Enfrascados en el embeleco del modelo de sociedad, olvidaron los centristas la exigencia de atender el pálpito de la calle si querían que la calle les entregara el suyo propio. Así, resulta que de los cuatro líderes visibles que la derecha -en sus versiones variopintas de centro-progresista, centro-centro y centro-autoritario- exhibirá el próximo 28 de octubre, sólo uno, Manuel Fraga, encabezó la manifestación contra el golpismo criminal que reunió en las calles madrileñas a más de un millón de personas. El presidente del Gobierno entrante convocó reunión del Gabinete a la misma hora, en un lúcido acto de ignorancia política, impidiendo de paso a sus ministros estar presentes en la concentración. El presidente de las Cortes, autor de un memorable discurso el día de su reapertura, contempló, tras el cortinaje de su despacho, la aglomeración humana de la plaza. Y el presidente saliente del Ejecutivo, al que en cualquier caso eran exigibles responsabilidades políticas tras la comisión del golpe, empañó su valerosa estampa frente a los rebeldes embarcándose en un viaje de placer menos de cuatro días más tarde de los hechos del 23 de febrero. Fraga demostró inteligencia y garbo político en aquella ocasión. Pero inteligencia y garbo no bastan para desprenderse de las incómodas adherencias autoritarias que le han acompañado siempre. Desde mi punto de vista, lo que hoy daña la credibilidad de este empedernido nadador de la política no es -en un modelo de transición como el vivido- tanto. su colaboración con Franco como sus definiciones como ministro del Interior del primer Gobierno de la Monarquía.

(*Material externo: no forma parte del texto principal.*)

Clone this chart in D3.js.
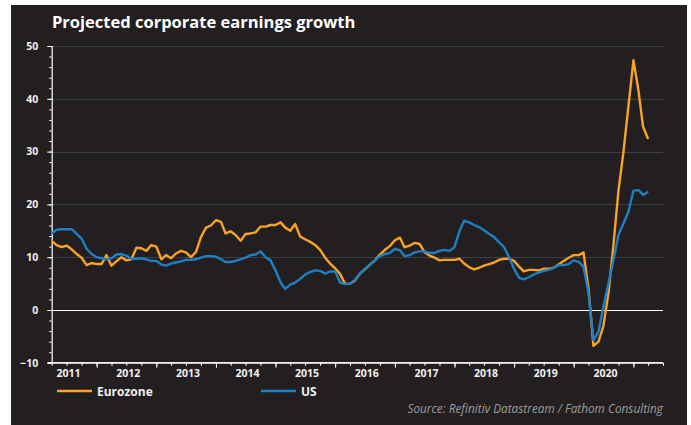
<!DOCTYPE html>
<html>
<head>
<meta charset="utf-8">
<script src="https://cdn.jsdelivr.net/npm/d3@7"></script>
<style>
  html, body { margin: 0; padding: 0; background: #ffffff; }
  svg { display: block; }
  text { font-family: "Open Sans", "DejaVu Sans", sans-serif; }
</style>
</head>
<body>
<svg id="chart" width="691" height="425"></svg>
<script>
// Monthly forward earnings growth (%), first observation April 2011
const firstMonth = "2011-04";

const eurozone = [
  13.1, 12.3, 11.9, 12.2, 11.5, 10.6, 9.9, 8.5, 8.9, 8.7, 8.7, 10.4,
  8.4, 9.2, 10.0, 9.4, 9.6, 11.8, 11.7, 11.2, 12.3, 12.0, 9.6, 10.4,
  9.8, 10.7, 11.2, 10.9, 10.0, 11.0, 13.8, 15.6, 16.0, 17.0, 16.7, 14.5,
  14.9, 14.2, 13.1, 14.4, 14.5, 14.7, 15.8, 15.8, 16.1, 16.1, 16.6, 15.6,
  15.0, 16.3, 13.9, 13.4, 12.9, 12.3, 11.4, 9.9, 8.8, 7.9, 6.8, 5.0,
  4.95, 5.6, 6.9, 7.7, 8.6, 9.4, 10.5, 11.4, 12.1, 13.2, 13.7, 11.9,
  12.2, 12.7, 12.5, 11.0, 10.3, 9.9, 9.4, 9.5, 9.5, 9.5, 9.7, 8.8,
  8.1, 7.7, 8.0, 8.4, 8.7, 9.0, 9.5, 9.7, 9.7, 9.3, 8.2, 7.3,
  7.6, 7.6, 7.5, 7.8, 7.8, 8.0, 8.6, 9.3, 9.9, 10.4, 10.4, 10.9,
  4.0, -6.8, -6.0, -3.0, 3.2, 12.5, 22.5, 30.0, 38.5, 47.3, 41.5, 34.7,
  32.4
];

const us = [
  14.5, 15.2, 15.3, 15.3, 15.3, 14.4, 13.5, 11.6, 10.6, 10.0, 9.8, 9.6,
  9.8, 10.5, 10.6, 10.3, 9.7, 9.7, 9.8, 9.6, 9.3, 9.3, 8.6, 8.4,
  8.8, 9.0, 9.2, 9.5, 9.5, 9.6, 9.9, 10.2, 10.2, 10.1, 9.6, 9.1,
  9.1, 9.3, 9.6, 9.9, 10.4, 10.5, 11.1, 10.0, 9.4, 7.5, 5.2, 4.0,
  4.8, 5.2, 5.9, 6.7, 7.2, 7.5, 7.4, 6.9, 7.3, 7.3, 5.2, 4.9,
  5.0, 5.7, 6.9, 7.8, 8.6, 9.4, 10.2, 10.6, 10.8, 11.6, 11.3, 10.2,
  10.4, 10.9, 11.1, 11.1, 10.8, 10.8, 11.2, 11.4, 11.2, 11.9, 15.0, 16.9,
  16.6, 16.1, 15.7, 15.1, 14.4, 13.8, 12.8, 11.9, 10.0, 7.8, 6.1, 5.8,
  6.2, 6.7, 7.1, 7.4, 7.6, 8.0, 8.5, 8.5, 8.7, 9.4, 9.1, 8.2,
  3.2, -5.7, -4.1, 0.6, 5.0, 9.5, 14.2, 16.4, 18.6, 22.6, 22.7, 21.8,
  22.4
];

const seriesNames = ["Eurozone", "US"];
const seriesColors = ["#f7a325", "#1f7fc4"];
const yearLabels = [2011, 2012, 2013, 2014, 2015, 2016, 2017, 2018, 2019, 2020];
const yTicks = [-10, 0, 10, 20, 30, 40, 50];
const titleText = "Projected corporate earnings growth";
const sourceText = "Source: Refinitiv Datastream / Fathom Consulting";

const parseMonth = d3.timeParse("%Y-%m");
const start = parseMonth(firstMonth);
const dates = eurozone.map((_, i) => d3.timeMonth.offset(start, i));

const svg = d3.select("#chart");
const W = 691, H = 425;

// dark panel
svg.append("rect")
  .attr("x", 11).attr("y", 5)
  .attr("width", 676).attr("height", H - 5)
  .attr("fill", "#231f20");

const plot = { left: 51.7, right: 663, top: 46, bottom: 362.8 };

const x = d3.scaleTime()
  .domain([new Date(2011, 3, 1), new Date(2021, 6, 1)])
  .range([plot.left, plot.right]);

const y = d3.scaleLinear()
  .domain([-10, 50])
  .range([plot.bottom, plot.top]);

// title
svg.append("text")
  .attr("x", 52).attr("y", 28)
  .attr("fill", "#ffffff")
  .attr("font-size", 16.5)
  .attr("font-weight", 700)
  .text(titleText);

// horizontal gridlines
svg.append("g")
  .selectAll("line")
  .data(yTicks.filter(v => v > 0))
  .join("line")
  .attr("x1", plot.left).attr("x2", plot.right)
  .attr("y1", d => Math.round(y(d)) + 0.5).attr("y2", d => Math.round(y(d)) + 0.5)
  .attr("stroke", "#3a4146")
  .attr("stroke-width", 1);

// zero line
svg.append("line")
  .attr("x1", plot.left).attr("x2", plot.right)
  .attr("y1", Math.round(y(0)) + 0.5).attr("y2", Math.round(y(0)) + 0.5)
  .attr("stroke", "#ffffff")
  .attr("stroke-width", 1.2);

// y axis: major ticks every 10, minor every 2
const yAxisG = svg.append("g")
  .attr("transform", `translate(${plot.left},0)`);
yAxisG.call(d3.axisLeft(y).tickValues(d3.range(-10, 51, 2)).tickSize(2.5).tickFormat(""));
yAxisG.append("g").call(d3.axisLeft(y).tickValues(yTicks).tickSize(4.5).tickPadding(9)
  .tickFormat(d3.format("d")));
yAxisG.selectAll("path.domain").attr("stroke", "#ffffff").attr("stroke-width", 1.2);
yAxisG.selectAll(".tick line").attr("stroke", "#ffffff").attr("stroke-width", 1);
yAxisG.selectAll(".tick text")
  .attr("fill", "#f0f0f0")
  .attr("font-size", 10.5)
  .attr("font-weight", 700)
  .attr("font-family", "'Open Sans', sans-serif");
yAxisG.selectAll("path.domain").filter((d, i) => i > 0).remove();

// x axis: yearly major ticks, quarterly minor ticks
const xAxisG = svg.append("g")
  .attr("transform", `translate(0,${plot.bottom})`);
xAxisG.call(d3.axisBottom(x).ticks(d3.timeMonth.every(3)).tickSize(3).tickFormat("")
  .tickSizeOuter(0));
xAxisG.append("g").call(d3.axisBottom(x).ticks(d3.timeYear.every(1)).tickSize(5).tickFormat("")
  .tickSizeOuter(0));
xAxisG.selectAll("path.domain").attr("stroke", "#ffffff").attr("stroke-width", 1.2)
  .attr("d", `M${plot.left - 4},0H${plot.right}`);
xAxisG.selectAll(".tick line").attr("stroke", "#ffffff").attr("stroke-width", 1);

// year labels centred on each year
svg.append("g")
  .selectAll("text")
  .data(yearLabels)
  .join("text")
  .attr("x", d => x(new Date(d, 6, 1)) + 2)
  .attr("y", 377)
  .attr("text-anchor", "middle")
  .attr("fill", "#f0f0f0")
  .attr("font-size", 10.5)
  .attr("font-weight", 700)
  .text(d => d);

// series lines
const line = d3.line()
  .x((d, i) => x(dates[i]))
  .y(d => y(d));

[eurozone, us].forEach((vals, k) => {
  svg.append("path")
    .datum(vals)
    .attr("fill", "none")
    .attr("stroke", seriesColors[k])
    .attr("stroke-width", 2.4)
    .attr("stroke-linejoin", "round")
    .attr("d", line);
});

// legend
const legendX = [57, 261];
seriesNames.forEach((name, k) => {
  const g = svg.append("g").attr("transform", `translate(${legendX[k]},391)`);
  g.append("line")
    .attr("x1", 0).attr("x2", 35)
    .attr("y1", 0).attr("y2", 0)
    .attr("stroke", seriesColors[k])
    .attr("stroke-width", 2.6);
  g.append("text")
    .attr("x", 40).attr("y", 4.5)
    .attr("fill", "#f0f0f0")
    .attr("font-size", 12)
    .attr("font-weight", 700)
    .text(name);
});

// source note
svg.append("text")
  .attr("x", 663).attr("y", 413)
  .attr("text-anchor", "end")
  .attr("fill", "#9d9d9d")
  .attr("font-size", 11.8)
  .attr("font-style", "italic")
  .text(sourceText);
</script>
</body>
</html>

Con Franco, Fraga fue, en muchas cosas, un liberalizador del régimen, pero en su breve mandato con Arias al frente del Gobierno resultó un eficaz boicoteador de la incipiente transición: metió a media oposición democrática en la cárcel y se encogió de hombros cuando los guardias dispararon contra los obreros.
Fue en esa época también, y no antes, cuando pronunció la frase memorable que le atribuía la propiedad privada de la calle, expresando así, vitalmente desde el poder, su concepto de la democracia posible para España. Por todas esas causas el crecimiento electoral de Fraga no puede extenderse por el piélago de los votos moderadamente conservadores o racionalmente liberales, y su mayoría natural está destinada desde su formulación a ser siempre una minoría natural que deje huérfanos de partido y de orientación a muchos electores no socialistas.
Estas son, sin duda, las consideraciones de fondo, avaladas por los estudios de los politólogos y sociólogos, que han llevado a Landelino Lavilla a bregar contra la eventual coalición de fuerzas AP-UCD. Las mismas que explican el esfuerzo de Suárez porque esa coalición se hiciera, dejándole de nuevo a él como líder indiscutido del centro moderador -más aún después de la inserción de Fernández Ordóñez en las listas del PSOE-. Suárez es hoy, en el espectro electoral, el único que puede teóricamente arrancar votos al PSOE y reducir así la cuota de poder de los socialistas. Pero es también uno de los líderes peor mirados por los llamados poderes fácticos y por las fuerzas operantes de la derecha, que pierden con él al que podría haber sido su gran aliado.
Tal saga de desencuentros, a la que es preciso sumar la pequeña historia de conspiraciones, egoísmos y fullerías que han convertido la crónica política de UCD en un asunto de revistas del corazón y en un catálogo de personajes del museo de cera, es la que ha llevado a la crispación a esa clase dirigente que contempla con estupefacción, rayana en el espanto, el inminente fin del modelo de crecimiento económico, diseñado en los años del desarrollismo franquista y prolongado en la transición mediante el consenso en las relaciones sociales y la convivencia política. Ellos saben que si los socialistas ganan no implantarán un sistema revolucionario, pero se desconocen mirándose al espejo y viéndose sentados en los sillones, o por entre las bambalinas de los sillones de la oposición. Y están tan dispuestos a pensar que sus deseos coinciden de forma inevitable con la realidad que en vez de acercarse a ésta y saber de qué se trata se dedican a la incomprensible y fantasmagórica afición de creerse sus propias mentiras y predicar a voces su modelo de sociedad. Cuando lo que los ciudadanos desean, modelos aparte, son cosas como que los funcionarios entren a trabajar a la hora y que la Seguridad Social funcione en su actual configuración, en absoluto fruto de un diseño izquierdista.
De ahí lo encomiable de la normalidad con que la mayor parte de los ciudadanos contemplan este proceso, y de ahí también la crispación visible de quienes hasta ahora han visto amparado por el poder un medio vital que suponen amenazado. Que en una sociedad tranquila y madura como la española un sector de sus dirigentes -políticos y económicos- se dedique a sembrar la confusión, como viene sucediendo en los últimos meses, es algo tan lamentable como preocupante. Pero en el pecado llevan su propia penitencia.